(Records with drawing code)
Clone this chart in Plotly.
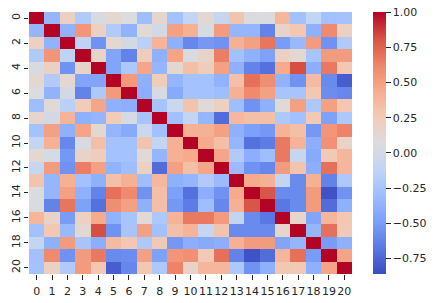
import plotly.graph_objects as go

labels = list(range(21))
row0 = [1, -0.35, 0.2, -0.2, 0.03, 0.13, 0.06, -0.3, 0.15, -0.27, -0.1, 0.12, -0.08, 0.3, 0.05, 0.05, 0.38, -0.28, -0.1, -0.28, -0.27]
row1 = [1, -0.37, 0.55, 0.2, -0.2, -0.37, 0.1, 0.0, 0.5, 0.42, 0.02, 0.52, -0.35, -0.35, -0.62, 0.18, 0.28, -0.38, 0.6, 0.2]
row2 = [1, -0.12, -0.55, 0.13, 0.0, -0.15, 0.4, -0.38, -0.6, -0.52, -0.55, 0.42, 0.5, 0.68, -0.5, -0.33, 0.52, -0.55, -0.2]
row3 = [1, 0.17, -0.45, -0.62, 0.25, -0.38, 0.48, 0.03, 0.17, 0.65, -0.28, -0.38, -0.47, 0.2, 0.12, -0.25, 0.52, 0.52]
row4 = [1, -0.45, -0.22, 0.47, -0.35, 0.12, 0.33, 0.23, 0.5, -0.38, -0.62, -0.7, 0.45, 0.82, -0.4, 0.67, 0.28]
row5 = [1, 0.53, -0.38, 0.25, -0.35, -0.27, -0.27, -0.37, 0.32, 0.7, 0.58, -0.37, -0.55, 0.35, -0.58, -0.78]
row6 = [1, -0.4, 0.02, -0.42, -0.27, -0.27, -0.3, 0.42, 0.6, 0.5, -0.25, -0.25, 0.28, -0.57, -0.6]
row7 = [1, -0.25, -0.05, 0.3, 0.1, 0.2, -0.3, -0.55, -0.38, 0.1, 0.5, -0.22, 0.5, 0.28]
row8 = [1, -0.28, -0.1, -0.35, -0.72, 0.37, 0.33, 0.33, -0.22, -0.28, 0.27, -0.47, -0.22]
row9 = [1, 0.42, 0.42, 0.5, -0.38, -0.48, -0.52, 0.4, 0.33, -0.52, 0.55, 0.63]
row10 = [1, 0.45, 0.33, -0.35, -0.7, -0.65, 0.67, 0.4, -0.4, 0.57, 0.17]
row11 = [1, 0.47, -0.2, -0.4, -0.3, 0.67, -0.08, -0.42, 0.27, 0.38]
row12 = [1, -0.32, -0.55, -0.6, 0.52, 0.3, -0.4, 0.7, 0.38]
row13 = [1, 0.45, 0.42, -0.1, -0.58, 0.42, -0.62, -0.22]
row14 = [1, 0.8, -0.58, -0.58, 0.52, -0.83, -0.55]
row15 = [1, -0.67, -0.58, 0.52, -0.72, -0.38]
row16 = [1, 0.15, -0.45, 0.38, 0.28]
row17 = [1, -0.35, 0.7, 0.27]
row18 = [1, -0.5, -0.38]
row19 = [1, 0.48]
row20 = [1]
upper = [row0, row1, row2, row3, row4, row5, row6, row7, row8, row9, row10,
         row11, row12, row13, row14, row15, row16, row17, row18, row19, row20]

n = len(labels)
z = [[0.0] * n for _ in labels]
for i, row in enumerate(upper):
    for k, v in enumerate(row):
        z[i][i + k] = v
        z[i + k][i] = v

coolwarm = [
    [0.0, "#3b4cc0"], [0.1, "#5977e3"], [0.2, "#7b9ff9"], [0.3, "#9ebeff"],
    [0.4, "#c0d4f5"], [0.5, "#dddcdc"], [0.6, "#f2cbb7"], [0.7, "#f7ac8e"],
    [0.8, "#ee8468"], [0.9, "#d65244"], [1.0, "#b40426"],
]
cb_ticks = [-0.75, -0.5, -0.25, 0, 0.25, 0.5, 0.75, 1]
y_ticks = labels[::2]

font = dict(family="DejaVu Sans", size=11, color="#262626")
W, H = 438, 303
L, R, T, B = 28.7, 352, 12, 274

fig = go.Figure(go.Heatmap(
    z=z, x=labels, y=labels, colorscale=coolwarm, zmin=-0.86, zmax=1.0,
    colorbar=dict(
        thickness=13, thicknessmode="pixels", len=1, lenmode="fraction",
        x=(372.7 - L) / (R - L), xanchor="left", xpad=0, y=0.5, yanchor="middle", ypad=0,
        outlinewidth=0, tickvals=cb_ticks, tickformat=".2f", ticks="outside",
        ticklen=5, tickwidth=0.8, tickcolor="#262626", tickfont=font,
    ),
))
fig.update_layout(
    width=W, height=H,
    margin=dict(l=L, r=W - R, t=T, b=H - B, pad=0, autoexpand=False),
    paper_bgcolor="white", plot_bgcolor="white", font=font,
    xaxis=dict(tickmode="array", tickvals=labels, ticktext=[str(v) for v in labels],
               ticks="outside", ticklen=5, tickwidth=0.8, tickcolor="#262626",
               ticklabelstandoff=2, automargin=False,
               tickangle=0, showgrid=False, zeroline=False, showline=False),
    yaxis=dict(tickmode="array", tickvals=y_ticks, ticktext=[str(v) for v in y_ticks],
               ticks="outside", ticklen=4, tickwidth=0.8, tickcolor="#262626", automargin=False,
               tickangle=-90, autorange="reversed", showgrid=False, zeroline=False, showline=False),
)
fig.write_html("out.html", post_script="document.body.style.margin='0';", config={"displayModeBar": False})
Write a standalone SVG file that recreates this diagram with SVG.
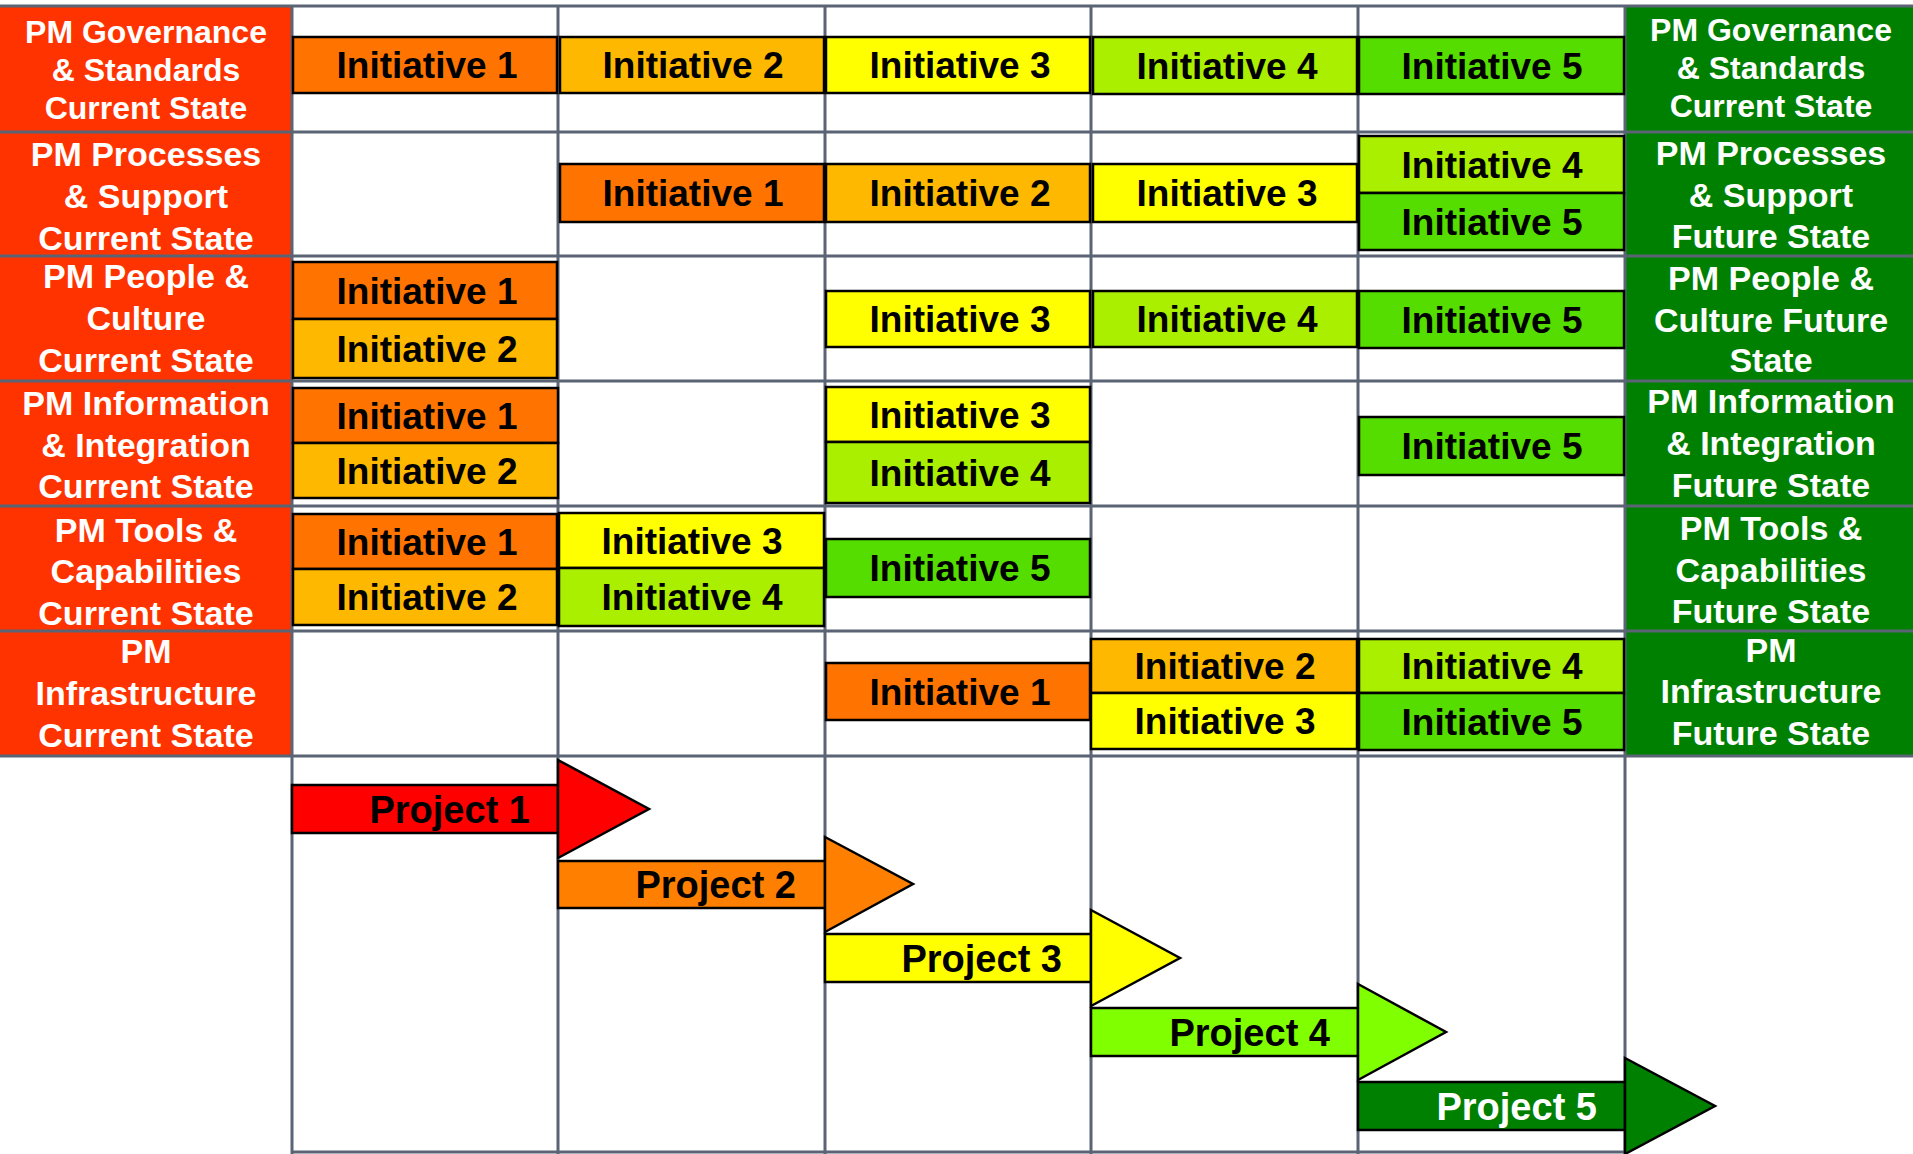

■ **Stated exercise**: Repeat only the lines between the top of the entries above and the line containing "z[i + k][i] = v", both ends included, without the pictures.

■ **Correct output**:
Clone this chart in Plotly.
import plotly.graph_objects as go

labels = list(range(21))
row0 = [1, -0.35, 0.2, -0.2, 0.03, 0.13, 0.06, -0.3, 0.15, -0.27, -0.1, 0.12, -0.08, 0.3, 0.05, 0.05, 0.38, -0.28, -0.1, -0.28, -0.27]
row1 = [1, -0.37, 0.55, 0.2, -0.2, -0.37, 0.1, 0.0, 0.5, 0.42, 0.02, 0.52, -0.35, -0.35, -0.62, 0.18, 0.28, -0.38, 0.6, 0.2]
row2 = [1, -0.12, -0.55, 0.13, 0.0, -0.15, 0.4, -0.38, -0.6, -0.52, -0.55, 0.42, 0.5, 0.68, -0.5, -0.33, 0.52, -0.55, -0.2]
row3 = [1, 0.17, -0.45, -0.62, 0.25, -0.38, 0.48, 0.03, 0.17, 0.65, -0.28, -0.38, -0.47, 0.2, 0.12, -0.25, 0.52, 0.52]
row4 = [1, -0.45, -0.22, 0.47, -0.35, 0.12, 0.33, 0.23, 0.5, -0.38, -0.62, -0.7, 0.45, 0.82, -0.4, 0.67, 0.28]
row5 = [1, 0.53, -0.38, 0.25, -0.35, -0.27, -0.27, -0.37, 0.32, 0.7, 0.58, -0.37, -0.55, 0.35, -0.58, -0.78]
row6 = [1, -0.4, 0.02, -0.42, -0.27, -0.27, -0.3, 0.42, 0.6, 0.5, -0.25, -0.25, 0.28, -0.57, -0.6]
row7 = [1, -0.25, -0.05, 0.3, 0.1, 0.2, -0.3, -0.55, -0.38, 0.1, 0.5, -0.22, 0.5, 0.28]
row8 = [1, -0.28, -0.1, -0.35, -0.72, 0.37, 0.33, 0.33, -0.22, -0.28, 0.27, -0.47, -0.22]
row9 = [1, 0.42, 0.42, 0.5, -0.38, -0.48, -0.52, 0.4, 0.33, -0.52, 0.55, 0.63]
row10 = [1, 0.45, 0.33, -0.35, -0.7, -0.65, 0.67, 0.4, -0.4, 0.57, 0.17]
row11 = [1, 0.47, -0.2, -0.4, -0.3, 0.67, -0.08, -0.42, 0.27, 0.38]
row12 = [1, -0.32, -0.55, -0.6, 0.52, 0.3, -0.4, 0.7, 0.38]
row13 = [1, 0.45, 0.42, -0.1, -0.58, 0.42, -0.62, -0.22]
row14 = [1, 0.8, -0.58, -0.58, 0.52, -0.83, -0.55]
row15 = [1, -0.67, -0.58, 0.52, -0.72, -0.38]
row16 = [1, 0.15, -0.45, 0.38, 0.28]
row17 = [1, -0.35, 0.7, 0.27]
row18 = [1, -0.5, -0.38]
row19 = [1, 0.48]
row20 = [1]
upper = [row0, row1, row2, row3, row4, row5, row6, row7, row8, row9, row10,
         row11, row12, row13, row14, row15, row16, row17, row18, row19, row20]

n = len(labels)
z = [[0.0] * n for _ in labels]
for i, row in enumerate(upper):
    for k, v in enumerate(row):
        z[i][i + k] = v
        z[i + k][i] = v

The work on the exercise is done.